Spoiler: No, they’re not. However much we love our homes and the dollar figures that realtors assign to them, those values are not ours until the day we sell.
But let’s start with the pizzas.
Say you run a pizzeria in your town. You sell good pizzas and make a decent living. You’re too small to be a listed company with a minute-to-minute price of your shares, but since the business is well-run and makes a profit, a buyer would be willing to pay some nonzero amount for the business, say x – the market value of the pizza joint. Since this isn’t traded daily, and no similar pizzerias have been sold recently, nobody knows what this number is. It isn’t tangible, we can’t observe it; we can guess, but nothing more.
One day a rival shows up. A sneaky entrepreneur who spotted that your pizzeria was always full, even though your pizza really wasn’t that great. He sets up shop across the street, buys an oven, hires some staff, and starts selling pizzas – perhaps even better pizzas than yours. It doesn’t take long before your restaurant isn’t as crowded, the revenues not as stellar, and the business barely breaks even.
What’s the value of your pizza business now?
It’s probably not zero (not yet, anyway), as you’re still making money and the equipment has some resale value, but it’s definitely less than x. The other guy’s business is also making some money, and the value of the business would also be some nonzero number, say y.
Did your competitor steal from you? Did your competitor’s business impose a negative externality on your business? You had x, but then this kid showed up and drained it roughly by the difference between your old value (x) and his pizza shop’s value (y); some of the customers and revenues were diluted away from you towards him. You lost something that he gained, and now you’re angry.
Is this unfair? Are you entitled to compensation because he imposed negative financial consequences on you? You did, after all, have prior commitments, a mortgage to pay and a family to support. Surely, this guy is undermining your ability to do that.
Of course you’re not entitled to any such compensation. This is fair game. You do not own your pizza-eating clients’ dollars. They no longer want your pizza – tough luck. Here’s the underappreciated piece of wisdom in a world that isn’t centrally planned: what is yours may truly be yours, but the market value of it isn’t. You’re entitled to owning the pizzeria – running it, moving it, repainting it, or closing it – but you’re not entitled to demand its value. Other people place value on assets; you only get to say yes or no to their offers, if they ever make you one.
What does this teach us about homes and houses? Are you, like our unfortunate pizza man, entitled to the market value of your house? Is it yours?

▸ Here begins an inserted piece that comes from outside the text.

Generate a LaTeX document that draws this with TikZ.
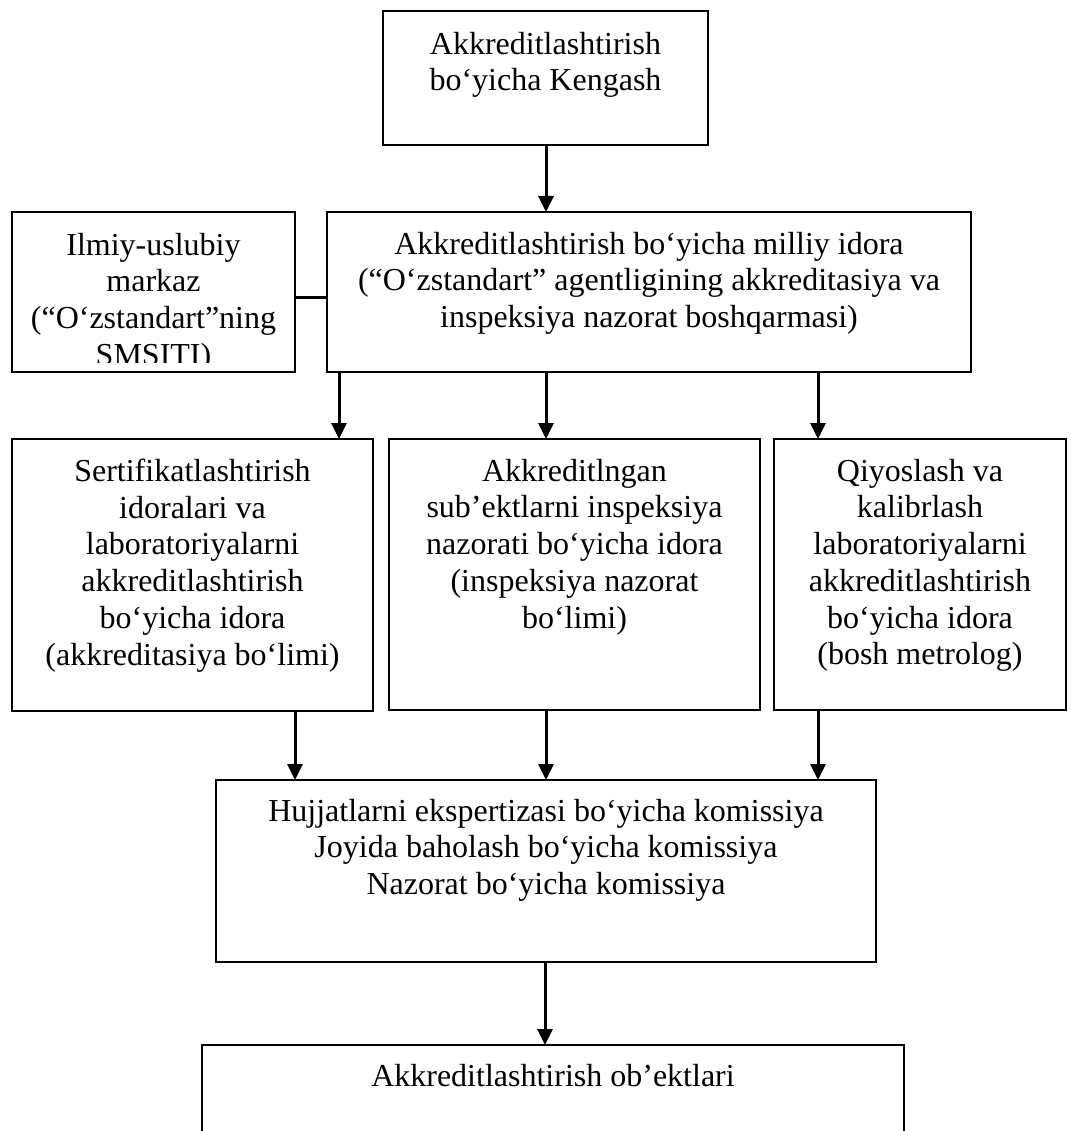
\documentclass[tikz,border=0pt]{standalone}
\usepackage{fontspec}
\setmainfont{Liberation Serif}
\usetikzlibrary{arrows.meta,calc}
\tikzset{
  box/.style={draw, line width=1.5pt, inner sep=0pt, outer sep=0pt, anchor=north west},
  openbox/.style={inner sep=0pt, outer sep=0pt, anchor=north west},
  txt/.style={inner sep=0pt, outer sep=0pt, anchor=north, align=center,
    font=\fontsize{32pt}{36.7pt}\selectfont},
  arr/.style={line width=3pt, -{Triangle[length=16pt,width=15pt]}},
  link/.style={line width=3pt}
}
\begin{document}
\begin{tikzpicture}[x=1pt,y=-1pt]
\fill[white] (0,0) rectangle (1070,1131);
\useasboundingbox (0,0) rectangle (1070,1131);

% boxes
\node[box, minimum width=325pt, minimum height=134pt] (kengash) at (383,11) {};
\node[box, minimum width=283pt, minimum height=160pt] (ilmiy) at (12,212) {};
\node[box, minimum width=644pt, minimum height=160pt] (milliy) at (327,212) {};
\node[box, minimum width=361pt, minimum height=272pt] (sert) at (12,439) {};
\node[box, minimum width=371pt, minimum height=271pt] (insp) at (389,439) {};
\node[box, minimum width=292pt, minimum height=271pt] (qiy) at (774,439) {};
\node[box, minimum width=660pt, minimum height=182pt] (kom) at (216,780) {};
\node[openbox, minimum width=702pt, minimum height=88pt] (obj) at (202,1045) {};
\draw[line width=1.5pt] (obj.south west) -- (obj.north west) -- (obj.north east) -- (obj.south east);

% texts
\node[txt] (kengashT) at (545.5,32) {Akkreditlashtirish\\bo‘yicha Kengash};
\begin{scope}
\clip (12,212) rectangle (295,362);
\node[txt] (ilmiyT) at (153.5,233) {Ilmiy-uslubiy\\markaz\\(“O‘zstandart”ning\\SMSITI)};
\end{scope}
\node[txt] (milliyT) at (649,232) {Akkreditlashtirish bo‘yicha milliy idora\\(“O‘zstandart” agentligining akkreditasiya va\\inspeksiya nazorat boshqarmasi)};
\node[txt] (sertT) at (192.5,459) {Sertifikatlashtirish\\idoralari va\\laboratoriyalarni\\akkreditlashtirish\\bo‘yicha idora\\(akkreditasiya bo‘limi)};
\node[txt] (inspT) at (574.5,459) {Akkreditlngan\\sub’ektlarni inspeksiya\\nazorati bo‘yicha idora\\(inspeksiya nazorat\\bo‘limi)};
\node[txt] (qiyT) at (920,459) {Qiyoslash va\\kalibrlash\\laboratoriyalarni\\akkreditlashtirish\\bo‘yicha idora\\(bosh metrolog)};
\node[txt] (komT) at (546,799) {Hujjatlarni ekspertizasi bo‘yicha komissiya\\Joyida baholash bo‘yicha komissiya\\Nazorat bo‘yicha komissiya};
\node[txt] (objT) at (553,1064) {Akkreditlashtirish ob’ektlari};

% connectors
\draw[arr] ([xshift=0.5pt]kengash.south) -- ([xshift=0.5pt]kengash.south |- milliy.north);
\draw[link] ([yshift=-85pt]ilmiy.north east) -- ([yshift=-85pt]milliy.north west);
\draw[arr] ([xshift=12pt]milliy.south west) -- ([xshift=12pt]milliy.south west |- sert.north);
\draw[arr] ([xshift=219pt]milliy.south west) -- ([xshift=219pt]milliy.south west |- insp.north);
\draw[arr] ([xshift=-153pt]milliy.south east) -- ([xshift=-153pt]milliy.south east |- qiy.north);
\draw[arr] ([xshift=102.5pt]sert.south) -- ([xshift=102.5pt]sert.south |- kom.north);
\draw[arr] ([xshift=-28.5pt]insp.south) -- ([xshift=-28.5pt]insp.south |- kom.north);
\draw[arr] ([xshift=-102pt]qiy.south) -- ([xshift=-102pt]qiy.south |- kom.north);
\draw[arr] ([xshift=-1pt]kom.south) -- ([xshift=-1pt]kom.south |- obj.north);
\end{tikzpicture}
\end{document}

No, not quite. If someone else builds a better house next door, or sets up a noisy factory or builds an apartment building that blocks out the evening sunlight from your porch, that is none of your financial business. You “suffered a loss” compared to what you had before, but that loss isn’t anybody else’s obligation – unless you for some reason own the land on which they built the invading property.
As in so many ethical aspects of the market economy, the correct answer to this conundrum is “So what?”
You may approach your competitor and ask for alms; you may suggest that part of his revenue be diverted to you; you may try to merge your property with his, or your pizza joint with his. What you may not do is hire someone to go over there with a baseball bat and extort some payment.
What we do when we invoke the government to stop another’s construction, or petition against the building of this or that home because we don’t like them, is precisely that: hiring a criminal to crack down on others, such that we can keep a value that isn’t really ours.
You own your home, your property – net, of course, of any outstanding mortgages that a bank, residential fund, or lending society has prior claims to. You do not own the market value of that property, which is set by sellers and buyers in active markets. Your right is to sell your home, actually realize its market value, in which case the fictive dollar amount estimated for a house like yours translates into dollars in your bank account only if there are buyers who think your house is worth at least that.
Everyone routinely agrees with this. Indeed, if we didn’t, plenty of people who got on a rallying property market before it was cool (hot?) should be stripped of the equity they now hold in their homes. And nobody’s routine market behavior could be done because they would need consulting with the potential value-altering feelings of anybody else’s property. The logical conclusion of the proposition that you have some say over your neighbor’s use of his property is that nobody really owns what is theirs. What you do with what’s yours is everyone else’s business. It makes a mockery of the idea of “property” and subjects the population to the tyranny of everyone else.
Is the value of your property yours? If you sell it, yes.
You may own a stock, but you’re not entitled to decide its price. You may own a monetary asset, but you’re not entitled to determine its exchange rate against other goods and services. You may own a pizzeria, but you’re not entitled to your customers’ money if they suddenly want to eat someplace else.
Just because you own something, that doesn’t mean you own the prerogative of setting its price. That goes for homes too.